### Given material
>> Begin

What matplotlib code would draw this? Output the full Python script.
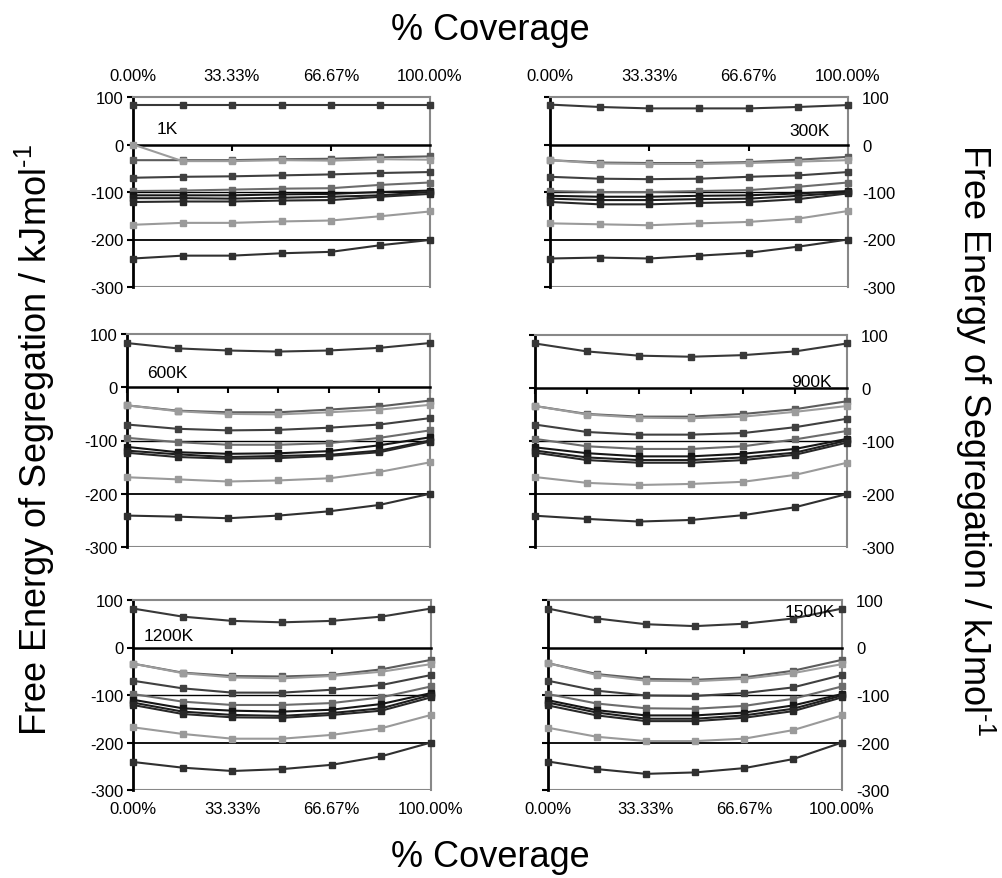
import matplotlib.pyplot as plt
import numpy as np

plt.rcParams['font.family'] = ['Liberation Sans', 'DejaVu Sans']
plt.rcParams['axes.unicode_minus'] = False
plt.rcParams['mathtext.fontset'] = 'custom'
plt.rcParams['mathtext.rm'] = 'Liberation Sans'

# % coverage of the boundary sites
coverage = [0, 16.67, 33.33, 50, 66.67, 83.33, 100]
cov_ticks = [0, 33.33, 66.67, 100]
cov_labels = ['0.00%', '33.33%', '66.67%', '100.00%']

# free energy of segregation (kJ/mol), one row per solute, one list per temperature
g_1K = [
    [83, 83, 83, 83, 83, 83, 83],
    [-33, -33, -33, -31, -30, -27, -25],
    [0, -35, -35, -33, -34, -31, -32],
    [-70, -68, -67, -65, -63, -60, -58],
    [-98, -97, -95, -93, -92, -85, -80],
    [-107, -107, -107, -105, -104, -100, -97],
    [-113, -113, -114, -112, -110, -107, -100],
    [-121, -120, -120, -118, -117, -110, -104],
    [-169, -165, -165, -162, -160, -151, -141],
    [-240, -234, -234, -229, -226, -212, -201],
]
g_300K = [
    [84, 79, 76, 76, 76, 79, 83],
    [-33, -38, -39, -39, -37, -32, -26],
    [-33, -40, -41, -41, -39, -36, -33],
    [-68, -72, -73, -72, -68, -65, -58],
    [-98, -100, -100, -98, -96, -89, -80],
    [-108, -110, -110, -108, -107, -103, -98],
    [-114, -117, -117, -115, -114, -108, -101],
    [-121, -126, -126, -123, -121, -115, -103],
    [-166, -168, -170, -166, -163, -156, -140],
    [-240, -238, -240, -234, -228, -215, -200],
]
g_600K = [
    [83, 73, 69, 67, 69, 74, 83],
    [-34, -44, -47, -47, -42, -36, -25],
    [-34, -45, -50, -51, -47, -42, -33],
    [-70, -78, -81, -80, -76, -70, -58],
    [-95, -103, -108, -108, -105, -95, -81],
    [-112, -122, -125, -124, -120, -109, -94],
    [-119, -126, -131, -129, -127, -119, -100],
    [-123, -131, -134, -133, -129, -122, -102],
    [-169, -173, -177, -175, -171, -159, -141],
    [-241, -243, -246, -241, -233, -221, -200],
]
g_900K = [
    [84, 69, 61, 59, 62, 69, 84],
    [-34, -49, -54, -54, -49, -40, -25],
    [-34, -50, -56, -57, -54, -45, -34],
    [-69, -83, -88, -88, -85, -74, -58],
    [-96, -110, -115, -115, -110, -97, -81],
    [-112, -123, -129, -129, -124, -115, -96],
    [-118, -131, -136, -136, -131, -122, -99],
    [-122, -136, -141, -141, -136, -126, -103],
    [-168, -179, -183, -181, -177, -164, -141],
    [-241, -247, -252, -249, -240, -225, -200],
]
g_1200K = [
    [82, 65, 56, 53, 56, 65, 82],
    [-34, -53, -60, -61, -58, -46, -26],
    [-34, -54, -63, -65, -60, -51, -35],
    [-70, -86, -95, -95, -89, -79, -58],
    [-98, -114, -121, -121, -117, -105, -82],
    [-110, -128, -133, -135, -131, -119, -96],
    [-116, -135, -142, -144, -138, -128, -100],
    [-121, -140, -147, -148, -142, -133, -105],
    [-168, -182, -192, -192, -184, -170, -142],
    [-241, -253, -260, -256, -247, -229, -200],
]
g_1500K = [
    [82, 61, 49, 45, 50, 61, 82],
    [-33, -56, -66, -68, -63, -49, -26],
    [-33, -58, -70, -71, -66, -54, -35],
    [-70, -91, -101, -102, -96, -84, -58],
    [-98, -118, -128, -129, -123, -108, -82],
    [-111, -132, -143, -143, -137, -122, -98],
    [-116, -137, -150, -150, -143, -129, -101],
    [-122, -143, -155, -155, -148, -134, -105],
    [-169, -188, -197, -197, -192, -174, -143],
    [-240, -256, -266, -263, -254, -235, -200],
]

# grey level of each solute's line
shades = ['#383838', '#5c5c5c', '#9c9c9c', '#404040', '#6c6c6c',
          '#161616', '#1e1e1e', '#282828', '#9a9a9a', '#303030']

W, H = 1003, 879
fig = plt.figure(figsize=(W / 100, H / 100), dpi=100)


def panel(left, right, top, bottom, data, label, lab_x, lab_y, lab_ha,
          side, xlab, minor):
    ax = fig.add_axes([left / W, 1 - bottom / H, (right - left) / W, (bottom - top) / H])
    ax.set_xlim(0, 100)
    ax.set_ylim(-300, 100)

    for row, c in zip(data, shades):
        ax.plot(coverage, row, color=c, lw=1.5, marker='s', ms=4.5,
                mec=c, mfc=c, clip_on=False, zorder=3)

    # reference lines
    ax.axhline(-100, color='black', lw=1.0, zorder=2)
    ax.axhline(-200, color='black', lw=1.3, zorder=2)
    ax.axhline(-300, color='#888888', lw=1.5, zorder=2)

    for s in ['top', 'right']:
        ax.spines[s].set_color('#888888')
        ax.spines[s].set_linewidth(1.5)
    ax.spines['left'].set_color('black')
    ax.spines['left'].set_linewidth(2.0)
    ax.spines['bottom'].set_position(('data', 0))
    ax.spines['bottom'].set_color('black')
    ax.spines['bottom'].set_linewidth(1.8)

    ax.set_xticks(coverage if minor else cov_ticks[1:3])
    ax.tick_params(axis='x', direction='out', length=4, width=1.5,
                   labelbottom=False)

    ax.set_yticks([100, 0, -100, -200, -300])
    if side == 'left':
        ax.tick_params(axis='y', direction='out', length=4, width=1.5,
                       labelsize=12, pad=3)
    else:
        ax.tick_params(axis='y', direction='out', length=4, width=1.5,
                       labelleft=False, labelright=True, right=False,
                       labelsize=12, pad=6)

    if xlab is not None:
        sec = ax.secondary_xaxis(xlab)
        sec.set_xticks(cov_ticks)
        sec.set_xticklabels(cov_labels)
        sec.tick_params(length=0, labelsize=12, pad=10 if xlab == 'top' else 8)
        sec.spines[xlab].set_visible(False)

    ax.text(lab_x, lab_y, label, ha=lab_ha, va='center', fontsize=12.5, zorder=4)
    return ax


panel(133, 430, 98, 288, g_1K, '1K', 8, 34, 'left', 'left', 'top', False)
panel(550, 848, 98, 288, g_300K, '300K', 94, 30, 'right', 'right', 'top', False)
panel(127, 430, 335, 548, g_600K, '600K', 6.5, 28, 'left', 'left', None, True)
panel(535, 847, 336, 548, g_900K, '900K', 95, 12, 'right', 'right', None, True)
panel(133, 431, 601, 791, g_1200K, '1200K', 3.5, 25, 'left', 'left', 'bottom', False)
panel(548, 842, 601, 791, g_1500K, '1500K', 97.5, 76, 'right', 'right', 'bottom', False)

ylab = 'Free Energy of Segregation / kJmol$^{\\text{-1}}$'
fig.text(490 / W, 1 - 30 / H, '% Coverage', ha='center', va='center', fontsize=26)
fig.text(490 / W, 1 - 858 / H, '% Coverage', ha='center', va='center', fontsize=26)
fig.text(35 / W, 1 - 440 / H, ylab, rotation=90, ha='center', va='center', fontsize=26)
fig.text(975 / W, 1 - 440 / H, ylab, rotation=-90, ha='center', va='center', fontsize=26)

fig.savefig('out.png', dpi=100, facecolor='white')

>> End

### Exercise goal
Reproduce the material above in full and without alteration, but skip all pictures.

### Answer for this exercise
What matplotlib code would draw this? Output the full Python script.
import matplotlib.pyplot as plt
import numpy as np

plt.rcParams['font.family'] = ['Liberation Sans', 'DejaVu Sans']
plt.rcParams['axes.unicode_minus'] = False
plt.rcParams['mathtext.fontset'] = 'custom'
plt.rcParams['mathtext.rm'] = 'Liberation Sans'

# % coverage of the boundary sites
coverage = [0, 16.67, 33.33, 50, 66.67, 83.33, 100]
cov_ticks = [0, 33.33, 66.67, 100]
cov_labels = ['0.00%', '33.33%', '66.67%', '100.00%']

# free energy of segregation (kJ/mol), one row per solute, one list per temperature
g_1K = [
    [83, 83, 83, 83, 83, 83, 83],
    [-33, -33, -33, -31, -30, -27, -25],
    [0, -35, -35, -33, -34, -31, -32],
    [-70, -68, -67, -65, -63, -60, -58],
    [-98, -97, -95, -93, -92, -85, -80],
    [-107, -107, -107, -105, -104, -100, -97],
    [-113, -113, -114, -112, -110, -107, -100],
    [-121, -120, -120, -118, -117, -110, -104],
    [-169, -165, -165, -162, -160, -151, -141],
    [-240, -234, -234, -229, -226, -212, -201],
]
g_300K = [
    [84, 79, 76, 76, 76, 79, 83],
    [-33, -38, -39, -39, -37, -32, -26],
    [-33, -40, -41, -41, -39, -36, -33],
    [-68, -72, -73, -72, -68, -65, -58],
    [-98, -100, -100, -98, -96, -89, -80],
    [-108, -110, -110, -108, -107, -103, -98],
    [-114, -117, -117, -115, -114, -108, -101],
    [-121, -126, -126, -123, -121, -115, -103],
    [-166, -168, -170, -166, -163, -156, -140],
    [-240, -238, -240, -234, -228, -215, -200],
]
g_600K = [
    [83, 73, 69, 67, 69, 74, 83],
    [-34, -44, -47, -47, -42, -36, -25],
    [-34, -45, -50, -51, -47, -42, -33],
    [-70, -78, -81, -80, -76, -70, -58],
    [-95, -103, -108, -108, -105, -95, -81],
    [-112, -122, -125, -124, -120, -109, -94],
    [-119, -126, -131, -129, -127, -119, -100],
    [-123, -131, -134, -133, -129, -122, -102],
    [-169, -173, -177, -175, -171, -159, -141],
    [-241, -243, -246, -241, -233, -221, -200],
]
g_900K = [
    [84, 69, 61, 59, 62, 69, 84],
    [-34, -49, -54, -54, -49, -40, -25],
    [-34, -50, -56, -57, -54, -45, -34],
    [-69, -83, -88, -88, -85, -74, -58],
    [-96, -110, -115, -115, -110, -97, -81],
    [-112, -123, -129, -129, -124, -115, -96],
    [-118, -131, -136, -136, -131, -122, -99],
    [-122, -136, -141, -141, -136, -126, -103],
    [-168, -179, -183, -181, -177, -164, -141],
    [-241, -247, -252, -249, -240, -225, -200],
]
g_1200K = [
    [82, 65, 56, 53, 56, 65, 82],
    [-34, -53, -60, -61, -58, -46, -26],
    [-34, -54, -63, -65, -60, -51, -35],
    [-70, -86, -95, -95, -89, -79, -58],
    [-98, -114, -121, -121, -117, -105, -82],
    [-110, -128, -133, -135, -131, -119, -96],
    [-116, -135, -142, -144, -138, -128, -100],
    [-121, -140, -147, -148, -142, -133, -105],
    [-168, -182, -192, -192, -184, -170, -142],
    [-241, -253, -260, -256, -247, -229, -200],
]
g_1500K = [
    [82, 61, 49, 45, 50, 61, 82],
    [-33, -56, -66, -68, -63, -49, -26],
    [-33, -58, -70, -71, -66, -54, -35],
    [-70, -91, -101, -102, -96, -84, -58],
    [-98, -118, -128, -129, -123, -108, -82],
    [-111, -132, -143, -143, -137, -122, -98],
    [-116, -137, -150, -150, -143, -129, -101],
    [-122, -143, -155, -155, -148, -134, -105],
    [-169, -188, -197, -197, -192, -174, -143],
    [-240, -256, -266, -263, -254, -235, -200],
]

# grey level of each solute's line
shades = ['#383838', '#5c5c5c', '#9c9c9c', '#404040', '#6c6c6c',
          '#161616', '#1e1e1e', '#282828', '#9a9a9a', '#303030']

W, H = 1003, 879
fig = plt.figure(figsize=(W / 100, H / 100), dpi=100)


def panel(left, right, top, bottom, data, label, lab_x, lab_y, lab_ha,
          side, xlab, minor):
    ax = fig.add_axes([left / W, 1 - bottom / H, (right - left) / W, (bottom - top) / H])
    ax.set_xlim(0, 100)
    ax.set_ylim(-300, 100)

    for row, c in zip(data, shades):
        ax.plot(coverage, row, color=c, lw=1.5, marker='s', ms=4.5,
                mec=c, mfc=c, clip_on=False, zorder=3)

    # reference lines
    ax.axhline(-100, color='black', lw=1.0, zorder=2)
    ax.axhline(-200, color='black', lw=1.3, zorder=2)
    ax.axhline(-300, color='#888888', lw=1.5, zorder=2)

    for s in ['top', 'right']:
        ax.spines[s].set_color('#888888')
        ax.spines[s].set_linewidth(1.5)
    ax.spines['left'].set_color('black')
    ax.spines['left'].set_linewidth(2.0)
    ax.spines['bottom'].set_position(('data', 0))
    ax.spines['bottom'].set_color('black')
    ax.spines['bottom'].set_linewidth(1.8)

    ax.set_xticks(coverage if minor else cov_ticks[1:3])
    ax.tick_params(axis='x', direction='out', length=4, width=1.5,
                   labelbottom=False)

    ax.set_yticks([100, 0, -100, -200, -300])
    if side == 'left':
        ax.tick_params(axis='y', direction='out', length=4, width=1.5,
                       labelsize=12, pad=3)
    else:
        ax.tick_params(axis='y', direction='out', length=4, width=1.5,
                       labelleft=False, labelright=True, right=False,
                       labelsize=12, pad=6)

    if xlab is not None:
        sec = ax.secondary_xaxis(xlab)
        sec.set_xticks(cov_ticks)
        sec.set_xticklabels(cov_labels)
        sec.tick_params(length=0, labelsize=12, pad=10 if xlab == 'top' else 8)
        sec.spines[xlab].set_visible(False)

    ax.text(lab_x, lab_y, label, ha=lab_ha, va='center', fontsize=12.5, zorder=4)
    return ax


panel(133, 430, 98, 288, g_1K, '1K', 8, 34, 'left', 'left', 'top', False)
panel(550, 848, 98, 288, g_300K, '300K', 94, 30, 'right', 'right', 'top', False)
panel(127, 430, 335, 548, g_600K, '600K', 6.5, 28, 'left', 'left', None, True)
panel(535, 847, 336, 548, g_900K, '900K', 95, 12, 'right', 'right', None, True)
panel(133, 431, 601, 791, g_1200K, '1200K', 3.5, 25, 'left', 'left', 'bottom', False)
panel(548, 842, 601, 791, g_1500K, '1500K', 97.5, 76, 'right', 'right', 'bottom', False)

ylab = 'Free Energy of Segregation / kJmol$^{\\text{-1}}$'
fig.text(490 / W, 1 - 30 / H, '% Coverage', ha='center', va='center', fontsize=26)
fig.text(490 / W, 1 - 858 / H, '% Coverage', ha='center', va='center', fontsize=26)
fig.text(35 / W, 1 - 440 / H, ylab, rotation=90, ha='center', va='center', fontsize=26)
fig.text(975 / W, 1 - 440 / H, ylab, rotation=-90, ha='center', va='center', fontsize=26)

fig.savefig('out.png', dpi=100, facecolor='white')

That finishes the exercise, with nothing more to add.